Johannesburgo,

M. MARTÍNEZ

Los sentimientos se agolpan nada más cruzar la puerta. Dolor, rabia, miedo, terror... Las paredes del Museo del Apartheid, en Johannesburgo, son un grito a la libertad, al destierro de la opresión. El corazón se encoge nada más entrar al encontrar una enorme jaula con fotografías de los que lucharon y televisiones que emiten en circuito cerrado la terrible experiencia de los que, sin que siquiera ellos sepan cómo, han logrado sobrevivir.

El guía local, joven, siempre va mucho más deprisa que los visitantes. Él, de unos veintitantos años, conoce bien la historia de su pueblo. Se la han contado en casa. Porque en todas las casas han sufrido el apartheid.

Dicen los blancos que en Sudáfrica nunca se le puede hacer a un negro una pregunta cuya respuesta pueda ser sí o no. Siempre será sí, aunque la realidad sea que no. «Quizá sea porque durante 350 años la respuesta siempre ha sido "yes, boss" (sí, jefe) y no saben decir que no», intentan razonar.

Las fotografías de los que lucharon contra el apartheid cuelgan de las paredes con miradas que parecen seguir al que las mira. Son miradas de miedo, pero con una fuerza y una profundidad que se clavan en la mente de uno. La mayoría son negros, pero también los hay blancos. «Es que hubo muchos blancos que murieron por estar en contra del apartheid. Eran torturados y asesinados igual que los negros», relata el guía.

Un gran cuadro muestra una vista aérea de las chabolas construidas en Soweto, donde, como a otros muchos sitios, los negros fueron trasladados cuando los blancos decidieron expulsarlos de la ciudad, a la que sólo podían ir a trabajar para ellos y con un pase especial. En cada una de esas pequeñas chabolas se hacinaban tres familias, que vivían entre barro, suciedad y enfermedades.

En el Museo del Apartheid se avanza entre imágenes de manifestaciones, de policías cargando contra personas indefensas, hasta que se llega junto a uno de los camiones que en la época, a mediados del siglo XX, se utilizaban a modo de tanques contra ellos. De allí se pasa a un cuarto de cuyo techo penden 134 sogas.
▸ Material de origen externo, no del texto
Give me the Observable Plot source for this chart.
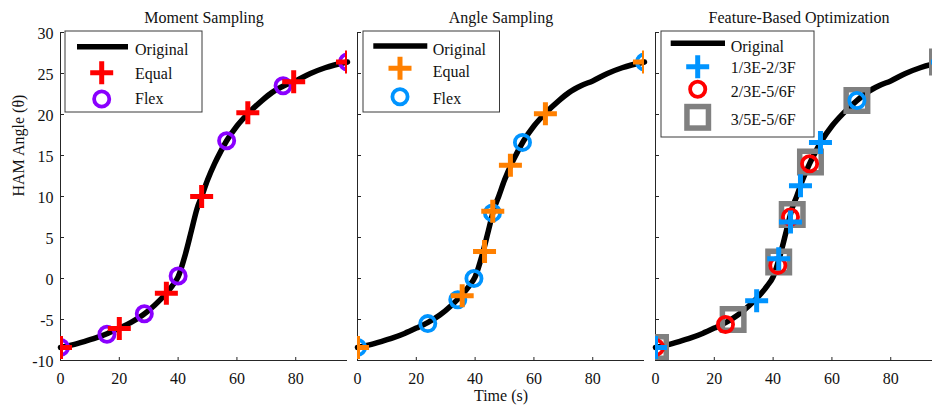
<!DOCTYPE html>
<html>
<head>
<meta charset="utf-8">
<script src="https://cdn.jsdelivr.net/npm/d3@7"></script>
<script src="https://cdn.jsdelivr.net/npm/@observablehq/plot@0.6"></script>
<style>
  body { margin: 0; background: #fff; }
  #chart { position: relative; width: 932px; height: 409px; overflow: hidden; background: #fff; }
  .panel { position: absolute; top: 0; }
  #chart svg text { font-family: 'Liberation Serif','Times New Roman',Times,serif; }
</style>
</head>
<body>
<div id="chart"></div>
<script>
// ---------------- data ----------------
const xMax = 97.6;
const yTicks = [-10, -5, 0, 5, 10, 15, 20, 25, 30];
const xTicks = [0, 20, 40, 60, 80];

// original HAM angle trajectory
const curveT = [0, 4, 8, 12, 16, 20, 24, 28, 32, 36, 38, 40, 42.5, 44.5, 46.5, 48, 50, 52.4, 54.5, 56.5, 60, 64, 68.5, 72, 76, 80, 85, 90, 97.6];
const curveY = [-8.4, -8.1, -7.7, -7.25, -6.7, -6.05, -5.35, -4.45, -3.25, -1.8, -0.9, 0.2, 3.0, 5.8, 8.6, 10.0, 12.0, 14.0, 15.5, 16.8, 18.6, 20.2, 21.7, 22.7, 23.5, 24.1, 25.0, 25.7, 26.4];

// Moment Sampling
const momentEqualT = [0, 20, 36, 48, 63.7, 79.3, 97.6];
const momentEqualY = [-8.4, -6.1, -1.8, 10.0, 20.2, 24.0, 26.4];
const momentFlexT = [0, 15.8, 28.5, 40, 56.5, 75.7, 97.6];
const momentFlexY = [-8.4, -6.8, -4.3, 0.3, 16.8, 23.5, 26.4];

// Angle Sampling
const angleEqualT = [0, 35.6, 43.2, 46.0, 52.0, 63.9, 97.6];
const angleEqualY = [-8.4, -2.1, 3.3, 8.2, 13.8, 20.1, 26.4];
const angleFlexT = [0, 23.9, 34.1, 39.6, 45.9, 56.1, 97.6];
const angleFlexY = [-8.4, -5.5, -2.6, 0.0, 8.0, 16.6, 26.4];

// Feature-Based Optimization
const featAT = [0, 34.4, 41.9, 45.9, 49.3, 56.1, 97.6];      // 1/3E-2/3F
const featAY = [-8.4, -2.7, 2.4, 6.9, 11.3, 16.6, 26.4];
const featBT = [0, 23.8, 41.6, 45.9, 52.4];                  // 2/3E-5/6F
const featBY = [-8.4, -5.6, 1.6, 7.5, 14.0];
const featBlueRingT = [68.5];                                // stray blue ring
const featBlueRingY = [21.7];
const featCT = [0, 26.4, 41.9, 46.5, 52.7, 68.5, 97.6];      // 3/5E-5/6F
const featCY = [-8.4, -5.0, 2.0, 7.8, 14.2, 21.7, 26.4];

// ---------------- styling ----------------
const FONT = "'Liberation Serif','Times New Roman',Times,serif";
const AX = "#262626";
const TXT = "#111";
const RED = "#ff0000", PURPLE = "#8a00ff", ORANGE = "#ff8000", BLUE = "#0094ff", GRAY = "#808080";

const plusSym = {draw(ctx, size) { const r = Math.sqrt(size / Math.PI); ctx.moveTo(-r, 0); ctx.lineTo(r, 0); ctx.moveTo(0, -r); ctx.lineTo(0, r); }};
const squareSym = {draw(ctx, size) { const r = Math.sqrt(size / Math.PI); ctx.moveTo(-r, -r); ctx.lineTo(r, -r); ctx.lineTo(r, r); ctx.lineTo(-r, r); ctx.closePath(); }};
const tickRight = {draw(ctx) { ctx.moveTo(0, 0); ctx.lineTo(3.5, 0); }};
const tickUp = {draw(ctx) { ctx.moveTo(0, 0); ctx.lineTo(0, -3.5); }};

const PLUS = {kind: "plus", symbol: plusSym, r: 11.5, strokeWidth: 5};
const RING = {kind: "ring", symbol: "circle", r: 7.6, strokeWidth: 3.8};
const SQUARE = {kind: "square", symbol: squareSym, r: 10.75, strokeWidth: 5.5};

const zip = (xs, ys) => xs.map((x, i) => ({x, y: ys[i]}));
const T = {fontSize: 16, fontFamily: FONT, fill: TXT, lineAnchor: "middle"};

function seriesMark(s) {
  return Plot.dot(zip(s.t, s.y), {
    x: "x", y: "y", symbol: s.m.symbol, r: s.m.r, stroke: s.color, strokeWidth: s.m.strokeWidth,
    fill: "none", strokeLinecap: "butt", strokeLinejoin: "miter", clip: true
  });
}

function panel(cfg) {
  const marks = [
    Plot.ruleX([0], {stroke: AX, strokeWidth: 1}),
    Plot.ruleY([-10], {stroke: AX, strokeWidth: 1}),
    Plot.dot(yTicks, {x: 0, y: d => d, symbol: tickRight, stroke: AX, strokeWidth: 1}),
    Plot.dot(xTicks, {x: d => d, y: -10, symbol: tickUp, stroke: AX, strokeWidth: 1}),
    Plot.text(xTicks, {x: d => d, y: -10, text: d => String(d), dy: 18, ...T}),
    Plot.text([cfg.title], {frameAnchor: "top", dy: -15, text: d => d, ...T}),
    Plot.line(zip(curveT, curveY), {x: "x", y: "y", stroke: "#000", strokeWidth: 5.5, curve: "monotone-x", strokeLinejoin: "round"}),
    ...cfg.series.map(seriesMark)
  ];
  if (cfg.yLabels) {
    marks.push(Plot.text(yTicks, {x: 0, y: d => d, text: d => String(d), textAnchor: "end", dx: -7, dy: 1, ...T}));
    marks.push(Plot.text(["HAM Angle (\u03b8)"], {frameAnchor: "left", dx: -42, rotate: -90, text: d => d, ...T}));
  }
  if (cfg.xLabel) {
    marks.push(Plot.text([cfg.xLabel], {frameAnchor: "bottom", dy: 35, text: d => d, ...T}));
  }
  const svg = Plot.plot({
    width: cfg.width, height: 409,
    marginTop: 32, marginBottom: 49, marginLeft: cfg.mL, marginRight: cfg.mR,
    x: {domain: [0, xMax], axis: null},
    y: {domain: [-10, 30], axis: null},
    style: {background: "transparent", overflow: "visible", fontFamily: FONT, fontSize: "16px", maxWidth: "none"},
    marks
  });
  const div = document.createElement("div");
  div.className = "panel";
  div.style.left = cfg.left + "px";
  div.style.width = cfg.width + "px";
  div.appendChild(svg);
  document.getElementById("chart").appendChild(div);
  drawLegend(svg, cfg.left, cfg.legend, cfg.series);
}

function drawLegend(svgNode, left, L, series) {
  const g = d3.select(svgNode).append("g")
    .attr("transform", `translate(${-left},0)`)
    .attr("font-family", FONT).attr("font-size", 16).attr("fill", TXT)
    .attr("text-anchor", "start");
  g.append("rect")
    .attr("x", L.box[0]).attr("y", L.box[1])
    .attr("width", L.box[2] - L.box[0]).attr("height", L.box[3] - L.box[1])
    .attr("fill", "#fff").attr("stroke", "#3a3a3a").attr("stroke-width", 1);
  g.append("line")
    .attr("x1", L.line[0]).attr("x2", L.line[1]).attr("y1", L.line[2]).attr("y2", L.line[2])
    .attr("stroke", "#000").attr("stroke-width", 5.5);
  g.append("text").attr("x", L.tx).attr("y", L.base[0]).attr("text-anchor", "start").text("Original");
  L.items.forEach((it, i) => {
    const s = series.find(d => d.label === it);
    const cx = L.mx, cy = L.my[i], m = s.m;
    if (m.kind === "plus") {
      g.append("path").attr("d", `M${cx - m.r},${cy}H${cx + m.r}M${cx},${cy - m.r}V${cy + m.r}`)
        .attr("stroke", s.color).attr("stroke-width", m.strokeWidth).attr("fill", "none");
    } else if (m.kind === "ring") {
      g.append("circle").attr("cx", cx).attr("cy", cy).attr("r", m.r)
        .attr("stroke", s.color).attr("stroke-width", m.strokeWidth).attr("fill", "none");
    } else {
      g.append("rect").attr("x", cx - m.r).attr("y", cy - m.r).attr("width", 2 * m.r).attr("height", 2 * m.r)
        .attr("stroke", s.color).attr("stroke-width", m.strokeWidth).attr("fill", "none");
    }
    g.append("text").attr("x", L.tx).attr("y", L.base[i + 1]).attr("text-anchor", "start").text(it);
  });
}

panel({
  left: 0, width: 357, mL: 60, mR: 10, title: "Moment Sampling", yLabels: true,
  series: [
    {label: "Flex", t: momentFlexT, y: momentFlexY, color: PURPLE, m: RING},
    {label: "Equal", t: momentEqualT, y: momentEqualY, color: RED, m: PLUS}
  ],
  legend: {box: [65, 31, 202, 112], line: [77, 128, 46.7], tx: 135, base: [54.8, 78.8, 104.3], mx: 101.7, my: [72.7, 99], items: ["Equal", "Flex"]}
});

panel({
  left: 347, width: 307, mL: 10, mR: 10, title: "Angle Sampling", xLabel: "Time (s)",
  series: [
    {label: "Flex", t: angleFlexT, y: angleFlexY, color: BLUE, m: RING},
    {label: "Equal", t: angleEqualT, y: angleEqualY, color: ORANGE, m: PLUS}
  ],
  legend: {box: [363, 31, 499.5, 112], line: [373.3, 427.3, 46], tx: 432.7, base: [55, 77.3, 104], mx: 400, my: [68.3, 96.7], items: ["Equal", "Flex"]}
});

panel({
  left: 645, width: 307, mL: 10, mR: 10, title: "Feature-Based Optimization",
  series: [
    {label: "3/5E-5/6F", t: featCT, y: featCY, color: GRAY, m: SQUARE},
    {label: "2/3E-5/6F", t: featBT, y: featBY, color: RED, m: RING},
    {label: "ring", t: featBlueRingT, y: featBlueRingY, color: BLUE, m: RING},
    {label: "1/3E-2/3F", t: featAT, y: featAY, color: BLUE, m: PLUS}
  ],
  legend: {box: [661, 31, 814, 137], line: [670.7, 725, 43.3], tx: 730.7, base: [51.7, 73.3, 96.7, 125], mx: 697.7, my: [66.7, 89.3, 117.3], items: ["1/3E-2/3F", "2/3E-5/6F", "3/5E-5/6F"]}
});
</script>
</body>
</html>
Tantas como personas a las que colgaron, aunque la versión oficial era que se habían suicidado. Sus nombres figuran junto al año de su muerte en un gran panel.

Y de ahí se pasa a otra habitación, de unos diez metros cuadrados, en los que se han habilitado tres minúsculas celdas de aislamiento, donde encerraban a los presos políticos durante 90 días con sólo dos barreños: uno para tirarles la comida en ellos y el otro para hacer sus necesidades.

Durante ese tiempo sólo salían de la celda unos pasos, los necesarios para las sesiones de tortura.

«Nosotros no queremos revanchas, queremos la reconciliación. Nelson Mandela es el milagro de Sudáfrica», afirma John Keni, presidente de la Fundación Nelson Mandela. Uno piensa que el milagro en Sudáfrica fue sobrevivir.